The last five years in the world of transportation planning and engineering can safely be described as the “Vision Zero Era.” In a field where new hot topics crop up every year, the Vision Zero concept has shown real staying power. Wherever you happen to be, dear reader, your state, county, or municipality almost certainly has some sort of policy, plan, or initiative, either on the books or in planning, that has the word “zero” in the title.
As a country, we’ve cut roadway deaths by roughly two-thirds over the last 40+ years, largely by concentrating on making the cars safer and eliminating drunk driving. Vision Zero postulates that in order to tackle that remaining third, we must address every conceivable factor that may in some way contribute to deaths and injuries on our roadways.
For the transportation planning profession, that translates to two primary impacts:
- State and local governments are much more likely to pursue standalone roadway safety planning. Whereas safety in the past had generally been approached as a single aspect of roadway design, a box to be checked, now states and municipalities want it approached in a broad fashion, incorporating numerous behavioral and infrastructure factors.
- There is, as of yet, no standard approach for pursuing the Vision Zero goal. There’s no standard manual for pursuing a Vision Zero approach. For the time being, state DOTs, city, and county governments are free to define what the primary factors to improve safety are for them.
These two factors, coupled with increasing availability of comprehensive travel data, has created a heyday for creative approaches to roadway safety. Mead & Hunt’s transportation staff have had the opportunity to contribute to a variety of innovative roadway safety efforts in the Mid-Atlantic region, ranging from targeted data dives to long-term strategic planning efforts.
Data-Driven Approaches
One cornerstone of the Vision Zero concept is the understanding that data should drive the identification of where and how to invest resources for the greatest impact. The accessibility and ease of manipulation of data from police citation databases, detailed crash records, and fine-grain travel behavior data derived from cell-phone tracking have created the ability to quickly see trends that previously were painstakingly hard to reveal. In a very real sense, the quality of data visualization tools has become the bedrock for strategic safety planning.
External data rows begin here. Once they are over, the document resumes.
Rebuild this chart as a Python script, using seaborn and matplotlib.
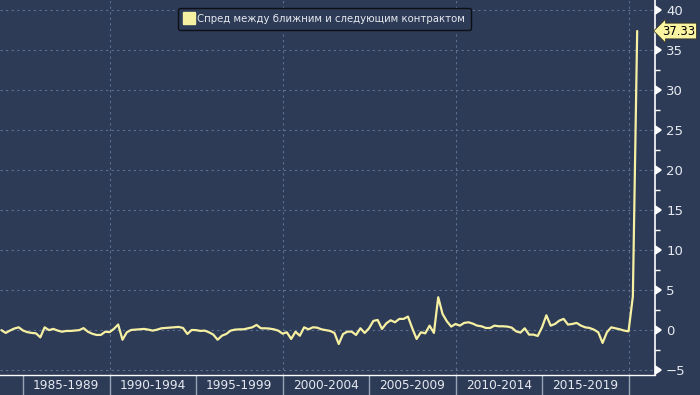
import numpy as np
import pandas as pd
import matplotlib
matplotlib.use("Agg")
import matplotlib.pyplot as plt
import matplotlib.transforms as mtransforms
from matplotlib.lines import Line2D
import seaborn as sns

# ---------------- data (quarterly, from Q4 1983) ----------------
start_date = "1983-10-01"
spread = [
    0.0, -0.35, -0.05, 0.2, 0.35, -0.05, -0.25, -0.35, -0.4, -0.9,
    0.35, 0.0, 0.15, -0.05, -0.2, -0.1, -0.1, -0.05, 0.0, 0.25,
    -0.2, -0.45, -0.6, -0.6, -0.2, -0.25, 0.15, 0.7, -1.2, -0.27,
    0.02, 0.06, 0.1, 0.15, 0.06, -0.06, 0.06, 0.23, 0.27, 0.31,
    0.35, 0.4, 0.27, -0.48, 0.02, 0.0, -0.1, -0.06, -0.27, -0.56,
    -1.2, -0.69, -0.48, -0.06, 0.06, 0.1, 0.1, 0.23, 0.35, 0.65,
    0.23, 0.23, 0.19, 0.1, -0.06, -0.44, -0.27, -1.1, -0.2, -0.7,
    0.35, 0.1, 0.35, 0.31, 0.1, 0.0, -0.1, -0.35, -1.73, -0.48,
    -0.19, -0.19, -0.6, 0.23, -0.35, 0.23, 1.15, 1.27, 0.15, 0.85,
    1.23, 0.98, 1.4, 1.4, 1.69, 0.23, -1.1, -0.27, -0.4, 0.56,
    -0.35, 4.1, 2.02, 1.1, 0.44, 0.77, 0.56, 0.9, 0.98, 0.81,
    0.56, 0.48, 0.27, 0.27, 0.56, 0.48, 0.48, 0.44, 0.31, -0.15,
    -0.31, 0.23, -0.56, -0.56, -0.73, 0.35, 1.85, 0.56, 0.77, 1.19,
    1.4, 0.69, 0.77, 0.9, 0.56, 0.35, 0.27, 0.06, -0.27, -1.6,
    -0.27, 0.35, 0.23, 0.1, -0.06, -0.15, 4.2, 37.33,
]
band_edges = [1985, 1990, 1995, 2000, 2005, 2010, 2015, 2020]
band_labels = ["1985-1989", "1990-1994", "1995-1999", "2000-2004",
               "2005-2009", "2010-2014", "2015-2019"]
grid_years = [1990, 2000, 2010, 2020]
y_ticks = [-5, 0, 5, 10, 15, 20, 25, 30, 35, 40]
series_name = "Спред между ближним и следующим контрактом"
last_label = "37.33"

dates = pd.date_range(start_date, periods=len(spread), freq="QS")
df = pd.DataFrame({
    "t": dates.year + (dates.month - 1) / 12.0,
    "spread": spread,
})

# ---------------- style ----------------
BG = "#2d3b57"
LINE = "#f6f0a2"
TXT = "#e6e9ef"
GRID = "#5d7191"

sns.set_theme(style="dark")
plt.rcParams["font.family"] = ["DejaVu Sans"]

fig = plt.figure(figsize=(7.0, 3.95), dpi=100, facecolor=BG)
ax = fig.add_axes([0.0, 20 / 395, 655 / 700, 375 / 395])
ax.set_facecolor(BG)

sns.lineplot(data=df, x="t", y="spread", ax=ax, color=LINE, linewidth=1.6,
             legend=False)

ax.set_xlim(1983.67, 2021.53)
ax.set_ylim(-5.6, 41.2)
ax.set_xlabel("")
ax.set_ylabel("")

# grid
for yv in y_ticks:
    ax.axhline(yv, color=GRID, linestyle=(0, (2, 3)), linewidth=0.8, zorder=0)
for xv in grid_years:
    ax.axvline(xv, color=GRID, linestyle=(0, (2, 3)), linewidth=0.8, zorder=0)
ax.grid(False)

# spines
for s in ["top", "left"]:
    ax.spines[s].set_visible(False)
ax.spines["right"].set_color("white")
ax.spines["bottom"].set_color("white")
ax.spines["right"].set_linewidth(1.2)
ax.spines["bottom"].set_linewidth(1.0)

# y axis on right with caret ticks
ax.yaxis.tick_right()
ax.set_yticks(y_ticks)
ax.set_yticks([v + 2.5 for v in y_ticks[:-1]], minor=True)
ax.tick_params(axis="y", which="major", colors=TXT, labelsize=9.5, pad=8,
               length=0, right=True, left=False)
ax.tick_params(axis="y", which="minor", colors="white", length=3.5, width=1,
               direction="out", right=True, left=False)
for tk in ax.yaxis.get_major_ticks():
    tk.tick2line.set_marker(9)  # caret right, centred at base
    tk.tick2line.set_markersize(5.5)
    tk.tick2line.set_markerfacecolor("white")
    tk.tick2line.set_markeredgecolor("white")
    tk.tick2line.set_visible(True)
for lab in ax.get_yticklabels():
    lab.set_color(TXT)

# x axis: band separators + centered labels
ax.set_xticks(band_edges)
ax.set_xticklabels([""] * len(band_edges))
ax.set_xticks([e + 2.5 for e in band_edges[:-1]], minor=True)
ax.set_xticklabels(band_labels, minor=True)
ax.tick_params(axis="x", which="major", length=21, width=1, color="#9aa3b3",
               direction="out", bottom=True)
ax.tick_params(axis="x", which="minor", length=0, labelsize=8.7,
               labelcolor=TXT, pad=3, bottom=True)

# legend
handle = Line2D([], [], marker="s", color=LINE, linestyle="none", markersize=8)
leg = ax.legend([handle], [series_name], loc="upper center",
                bbox_to_anchor=(0.495, 0.993), fontsize=7.3, frameon=True,
                fancybox=True, facecolor=BG, edgecolor="#0d0f14",
                handletextpad=0.3, borderpad=0.6, handlelength=1.0,
                framealpha=1.0)
for txt in leg.get_texts():
    txt.set_color(TXT)
leg.get_frame().set_linewidth(1.0)

# last value label
trans = mtransforms.blended_transform_factory(ax.transAxes, ax.transData)
ax.annotate(last_label, xy=(1.0, spread[-1]), xycoords=trans,
            xytext=(5, 0), textcoords="offset points", ha="left", va="center",
            fontsize=8.3, color="black",
            bbox=dict(boxstyle="larrow,pad=0.12", fc="#fbf4a0", ec="#3a3a2a",
                      lw=0.6),
            annotation_clip=False)

fig.savefig("out.png", dpi=100, facecolor=BG)
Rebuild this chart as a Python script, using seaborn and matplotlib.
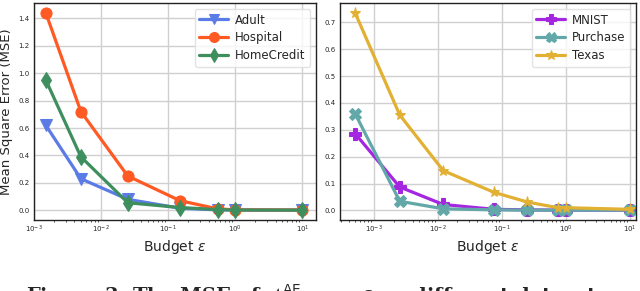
import numpy as np
import pandas as pd
import matplotlib
matplotlib.use('Agg')
import matplotlib.pyplot as plt
import seaborn as sns

# left panel: tabular datasets
eps_left = [0.0015, 0.005, 0.025, 0.15, 0.55, 1.0, 10.0]
adult = [0.62, 0.23, 0.08, 0.015, 0.003, 0.002, 0.001]
hospital = [1.44, 0.72, 0.25, 0.07, 0.01, 0.003, 0.002]
homecredit = [0.95, 0.39, 0.055, 0.02, 0.005, 0.002, 0.001]

# right panel: image / other datasets
eps_right = [0.0005, 0.0025, 0.012, 0.075, 0.25, 0.75, 1.0, 10.0]
mnist = [0.286, 0.087, 0.022, 0.004, 0.002, 0.001, 0.001, 0.001]
purchase = [0.36, 0.034, 0.006, 0.002, 0.001, 0.001, 0.001, 0.001]
texas = [0.735, 0.355, 0.148, 0.067, 0.031, 0.01, 0.01, 0.004]

left_series = [('Adult', adult, 'v', '#5b7be6'),
               ('Hospital', hospital, 'o', '#ff5a23'),
               ('HomeCredit', homecredit, 'd', '#3e8e5e')]
right_series = [('MNIST', mnist, 'P', '#a526e0'),
                ('Purchase', purchase, 'X', '#62a8a8'),
                ('Texas', texas, '*', '#e2b032')]

sns.set_style('whitegrid')
plt.rcParams['font.family'] = ['DejaVu Sans']

fig = plt.figure(figsize=(6.4, 2.91), dpi=100)
ax1 = fig.add_axes([34 / 640, 1 - 220 / 291, 282 / 640, 217 / 291])
ax2 = fig.add_axes([340 / 640, 1 - 220 / 291, 296 / 640, 217 / 291])


def draw(ax, eps, series):
    for name, vals, mk, col in series:
        df = pd.DataFrame({'eps': eps, 'mse': vals})
        sns.lineplot(data=df, x='eps', y='mse', marker=mk, color=col, label=name,
                     linewidth=2.3, markersize=8, markeredgecolor=col, ax=ax)
    ax.set_xscale('log')
    ax.set_ylabel('')
    ax.set_xlabel(r'Budget $\varepsilon$', fontsize=10, labelpad=2)
    ax.tick_params(axis='both', labelsize=5, length=0, pad=3)
    ax.tick_params(axis='x', which='minor', bottom=True, length=1.5, width=0.6, color='#333333')
    ax.grid(True, which='major', color='#d0d0d0', linewidth=1)
    ax.grid(False, which='minor')
    for s in ax.spines.values():
        s.set_color('#222222')
        s.set_linewidth(1)
    leg = ax.legend(loc='upper right', fontsize=8.5, frameon=True, handlelength=2.4,
                    borderpad=0.4, labelspacing=0.4, handletextpad=0.6, markerscale=0.9)
    leg.get_frame().set_edgecolor('#dddddd')


draw(ax1, eps_left, left_series)
draw(ax2, eps_right, right_series)

ax1.set_xlim(1e-3, 1.6e1)
ax1.set_xticks([1e-3, 1e-2, 1e-1, 1e0, 1e1])
ax2.set_xlim(2.9e-4, 1.25e1)
ax2.set_xticks([1e-3, 1e-2, 1e-1, 1e0, 1e1])
ax1.set_yticks(np.arange(0, 1.41, 0.2))
ax2.set_yticks(np.arange(0, 0.71, 0.1))
ax1.set_ylabel('Mean Square Error (MSE)', fontsize=9.5, labelpad=4)

# paper caption, cut off by the bottom edge as in the original crop
fig.text(0.495, 9 / 291, r'Figure 3: The MSE of $\mathcal{A}^{\mathrm{AE}}$ over $\varepsilon$ on different datasets',
         ha='center', va='top', fontsize=14, fontweight='bold', family='DejaVu Serif')

fig.savefig('out.png', dpi=100)
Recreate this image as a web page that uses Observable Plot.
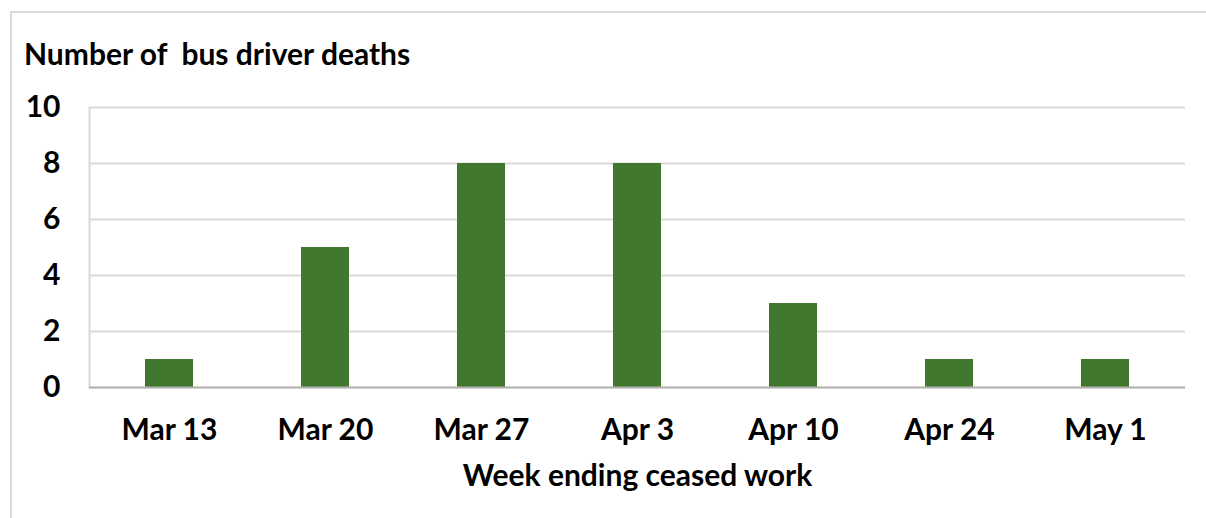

Mead & Hunt provided GIS support for the Maryland Department of Transportation State Highway Administration (MDOT SHA) by evaluating existing conditions for pedestrian safety. Our team developed an ArcGIS Web Dashboard Application to analyze crash data, pedestrian and roadway infrastructure, and citizens complaint data; and compiled data from various source to analyze pedestrian safety conditions.
We’re currently underway a Crash Reduction Plan for the City of Baltimore to support the City’s Strategic Transportation Safety Plan and Vision Zero program. The review and development process has included identifying gaps in existing crash data and any data processing issues, and making recommendations to address data quality. The crash hot spot identification and analysis has included network screening (e.g. identifying sites with potential for crash or severity reduction) based on statistical analysis to normalize the crash data, including weighting for severity and conversion to crash rates based on available vehicular volumes (e.g. turning movement counts and ADTs). Site assessments identified similar characteristics between hotspots to select appropriate countermeasures.
Strategic Safety Plans
If understanding the data is half of the battle, prioritizing the response is the other half. This means developing comprehensive safety plans to target responses and develop approaches with broad buy-in across local governments. Comprehensive long-range roadway safety plans can take on a variety of forms at the state or local level. The focus can be on a relatively small, targeted set of acute problems to solve, or seek to include all conceivable actions under a single umbrella.
The Maryland Strategic Highway Safety Plan (Zero Deaths Maryland) focuses on six emphasis areas: aggressive driving, distracted driving, infrastructure, impaired driving, occupant protection and pedestrian/bicycle. Within each emphasis area, concrete measures are developed and pursued related to the “4 E’s” of enforcement, education, engineering and EMS. While Zero Deaths Maryland is a five year plan, the efforts of the emphasis area teams is continuous. Mead & Hunt served a role of support and coordination first for the ped/bike team, and then eventually for all of the emphasis area teams.
For Frederick County, MD, Mead & Hunt is facilitating the creation of a Towards Zero Deaths plan from beginning to end. Efforts to date have included in-depth data analysis and stakeholder coordination, which have identified three primary issues to target for the county’s planning efforts: speed management, school zone safety, and infrastructure standards.
While roadway safety planning is not a new area of practice, the recent light shone on it by the Vision Zero concept and the expanded access to robust datasets on which to base decision-making have created increased opportunities for innovative solutions to be applied in the pursuit of safer roadways. Mead & Hunt’s transportation group have actively engaged in pushing the state of practice in this area, and we will continue to remain engaged in implementing solutions to the benefit of our clients and communities.